## PROBLEM DETAILS
Return nothing but the lines from the one with "Emit a component" through the one with "const chartRef = useRef<HTMLDivElement>(null);" in the data below, word for word and without pictures.

Start of MATERIAL TO PROCESS

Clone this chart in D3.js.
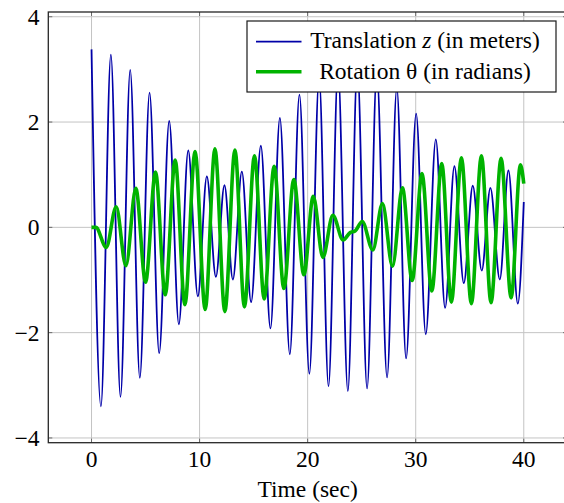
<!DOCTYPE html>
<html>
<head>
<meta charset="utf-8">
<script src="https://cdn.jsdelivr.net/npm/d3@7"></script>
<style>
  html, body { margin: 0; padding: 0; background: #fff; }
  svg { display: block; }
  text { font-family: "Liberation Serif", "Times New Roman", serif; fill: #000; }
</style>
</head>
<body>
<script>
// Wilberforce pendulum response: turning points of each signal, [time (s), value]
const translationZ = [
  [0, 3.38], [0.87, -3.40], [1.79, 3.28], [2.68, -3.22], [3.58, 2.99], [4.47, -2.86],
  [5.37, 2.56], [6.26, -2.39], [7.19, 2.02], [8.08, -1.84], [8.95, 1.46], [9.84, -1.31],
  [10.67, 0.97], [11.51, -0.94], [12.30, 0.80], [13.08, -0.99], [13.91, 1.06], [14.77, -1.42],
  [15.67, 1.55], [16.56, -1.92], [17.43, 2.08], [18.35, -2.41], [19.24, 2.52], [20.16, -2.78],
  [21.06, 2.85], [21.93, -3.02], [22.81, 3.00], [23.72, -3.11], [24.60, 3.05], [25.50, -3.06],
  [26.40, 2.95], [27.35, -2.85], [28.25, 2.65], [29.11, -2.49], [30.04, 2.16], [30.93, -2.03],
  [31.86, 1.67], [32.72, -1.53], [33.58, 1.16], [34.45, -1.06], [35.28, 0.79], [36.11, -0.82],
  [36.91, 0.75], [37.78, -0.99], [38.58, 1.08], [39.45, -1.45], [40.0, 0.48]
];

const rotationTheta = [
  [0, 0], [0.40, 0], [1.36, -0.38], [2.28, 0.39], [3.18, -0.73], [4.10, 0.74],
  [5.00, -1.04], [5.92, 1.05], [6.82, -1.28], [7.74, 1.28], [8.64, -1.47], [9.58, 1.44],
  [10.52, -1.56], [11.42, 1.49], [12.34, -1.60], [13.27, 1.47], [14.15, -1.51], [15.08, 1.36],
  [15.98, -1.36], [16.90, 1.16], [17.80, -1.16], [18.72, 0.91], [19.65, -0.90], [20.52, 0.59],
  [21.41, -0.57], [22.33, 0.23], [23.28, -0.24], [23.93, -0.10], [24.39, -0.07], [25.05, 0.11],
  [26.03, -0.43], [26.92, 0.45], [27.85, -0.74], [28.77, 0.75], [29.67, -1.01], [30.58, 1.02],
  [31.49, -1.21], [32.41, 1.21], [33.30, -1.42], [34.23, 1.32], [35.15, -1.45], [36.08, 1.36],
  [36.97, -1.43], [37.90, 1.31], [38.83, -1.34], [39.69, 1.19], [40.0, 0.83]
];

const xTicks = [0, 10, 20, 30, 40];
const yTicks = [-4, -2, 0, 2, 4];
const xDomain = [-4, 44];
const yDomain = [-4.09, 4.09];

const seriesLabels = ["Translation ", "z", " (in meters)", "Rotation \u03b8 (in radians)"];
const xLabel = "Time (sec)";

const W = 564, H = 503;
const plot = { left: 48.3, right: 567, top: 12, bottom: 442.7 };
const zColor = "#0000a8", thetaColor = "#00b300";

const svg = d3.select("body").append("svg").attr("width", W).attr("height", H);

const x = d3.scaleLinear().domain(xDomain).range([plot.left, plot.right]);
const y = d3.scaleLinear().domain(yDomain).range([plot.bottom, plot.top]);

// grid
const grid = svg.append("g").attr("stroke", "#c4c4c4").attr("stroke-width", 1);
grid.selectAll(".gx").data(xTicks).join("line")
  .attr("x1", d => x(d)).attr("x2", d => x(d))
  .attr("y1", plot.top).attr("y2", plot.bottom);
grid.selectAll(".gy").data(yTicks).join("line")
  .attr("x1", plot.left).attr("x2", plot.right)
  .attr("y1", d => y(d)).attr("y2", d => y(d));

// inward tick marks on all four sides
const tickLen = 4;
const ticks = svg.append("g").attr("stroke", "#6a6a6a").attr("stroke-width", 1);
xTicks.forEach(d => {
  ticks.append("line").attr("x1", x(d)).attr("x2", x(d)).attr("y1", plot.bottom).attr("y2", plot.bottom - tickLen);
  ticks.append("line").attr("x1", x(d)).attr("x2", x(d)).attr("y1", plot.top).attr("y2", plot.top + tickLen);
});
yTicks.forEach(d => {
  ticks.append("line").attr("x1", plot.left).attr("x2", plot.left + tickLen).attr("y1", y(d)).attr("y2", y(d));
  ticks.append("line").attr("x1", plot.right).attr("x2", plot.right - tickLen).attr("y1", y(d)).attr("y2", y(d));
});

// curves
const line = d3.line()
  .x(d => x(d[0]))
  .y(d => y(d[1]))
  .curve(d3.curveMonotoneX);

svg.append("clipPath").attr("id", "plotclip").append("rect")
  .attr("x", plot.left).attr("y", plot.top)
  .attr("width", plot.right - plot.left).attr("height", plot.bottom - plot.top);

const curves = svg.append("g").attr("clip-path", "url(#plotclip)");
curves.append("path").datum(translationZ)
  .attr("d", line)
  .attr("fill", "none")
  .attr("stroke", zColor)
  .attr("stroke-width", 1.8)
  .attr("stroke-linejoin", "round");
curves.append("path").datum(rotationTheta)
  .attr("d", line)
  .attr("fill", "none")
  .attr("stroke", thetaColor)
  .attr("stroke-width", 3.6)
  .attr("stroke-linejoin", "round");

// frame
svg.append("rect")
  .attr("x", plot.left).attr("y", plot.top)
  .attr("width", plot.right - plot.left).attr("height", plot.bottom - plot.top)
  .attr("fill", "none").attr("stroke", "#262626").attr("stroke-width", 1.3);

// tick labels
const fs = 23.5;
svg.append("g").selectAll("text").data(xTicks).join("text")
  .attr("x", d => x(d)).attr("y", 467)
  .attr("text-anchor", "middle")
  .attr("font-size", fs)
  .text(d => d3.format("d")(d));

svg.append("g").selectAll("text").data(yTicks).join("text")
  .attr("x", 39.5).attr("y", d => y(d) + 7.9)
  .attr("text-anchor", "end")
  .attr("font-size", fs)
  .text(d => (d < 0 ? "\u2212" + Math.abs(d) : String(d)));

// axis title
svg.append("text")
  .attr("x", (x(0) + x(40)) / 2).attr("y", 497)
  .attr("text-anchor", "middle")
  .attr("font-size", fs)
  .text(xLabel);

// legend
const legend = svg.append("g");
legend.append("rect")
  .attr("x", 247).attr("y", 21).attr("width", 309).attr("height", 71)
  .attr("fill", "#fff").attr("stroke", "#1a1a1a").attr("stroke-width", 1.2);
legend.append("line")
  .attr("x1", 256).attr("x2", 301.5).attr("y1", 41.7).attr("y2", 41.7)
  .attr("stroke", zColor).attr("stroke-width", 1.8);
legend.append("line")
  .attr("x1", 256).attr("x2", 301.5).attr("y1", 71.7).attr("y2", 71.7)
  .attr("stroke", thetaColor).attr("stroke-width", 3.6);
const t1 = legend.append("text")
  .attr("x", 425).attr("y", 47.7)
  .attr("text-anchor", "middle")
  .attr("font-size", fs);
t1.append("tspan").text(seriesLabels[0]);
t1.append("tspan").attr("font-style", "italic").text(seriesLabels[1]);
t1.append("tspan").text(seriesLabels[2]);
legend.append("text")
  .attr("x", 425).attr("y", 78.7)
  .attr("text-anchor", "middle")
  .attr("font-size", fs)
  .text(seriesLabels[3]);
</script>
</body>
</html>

End of MATERIAL TO PROCESS
Start of MATERIAL TO PROCESS

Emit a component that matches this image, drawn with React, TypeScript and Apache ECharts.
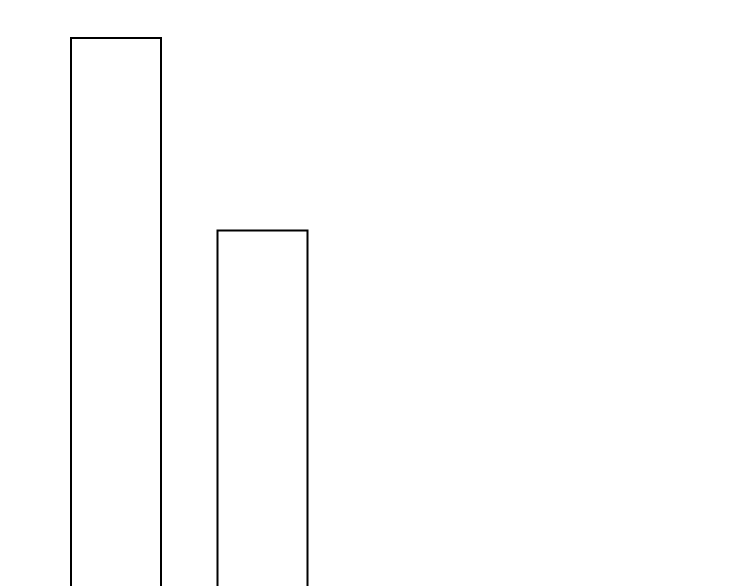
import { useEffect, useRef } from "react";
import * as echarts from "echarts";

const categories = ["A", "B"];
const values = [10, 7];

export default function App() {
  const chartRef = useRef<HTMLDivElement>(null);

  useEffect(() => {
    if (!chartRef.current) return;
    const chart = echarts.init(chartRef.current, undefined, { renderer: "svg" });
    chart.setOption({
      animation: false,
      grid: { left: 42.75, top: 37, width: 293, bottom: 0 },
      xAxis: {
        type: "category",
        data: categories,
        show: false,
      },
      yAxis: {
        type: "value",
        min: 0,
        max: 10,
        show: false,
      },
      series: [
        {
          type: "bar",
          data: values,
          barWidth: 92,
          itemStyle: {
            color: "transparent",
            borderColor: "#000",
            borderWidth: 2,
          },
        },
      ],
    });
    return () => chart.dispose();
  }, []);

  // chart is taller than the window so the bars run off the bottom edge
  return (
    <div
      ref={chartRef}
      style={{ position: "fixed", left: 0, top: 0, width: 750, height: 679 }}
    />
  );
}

End of MATERIAL TO PROCESS

## FINAL RESULT
Emit a component that matches this image, drawn with React, TypeScript and Apache ECharts.
import { useEffect, useRef } from "react";
import * as echarts from "echarts";

const categories = ["A", "B"];
const values = [10, 7];

export default function App() {
  const chartRef = useRef<HTMLDivElement>(null);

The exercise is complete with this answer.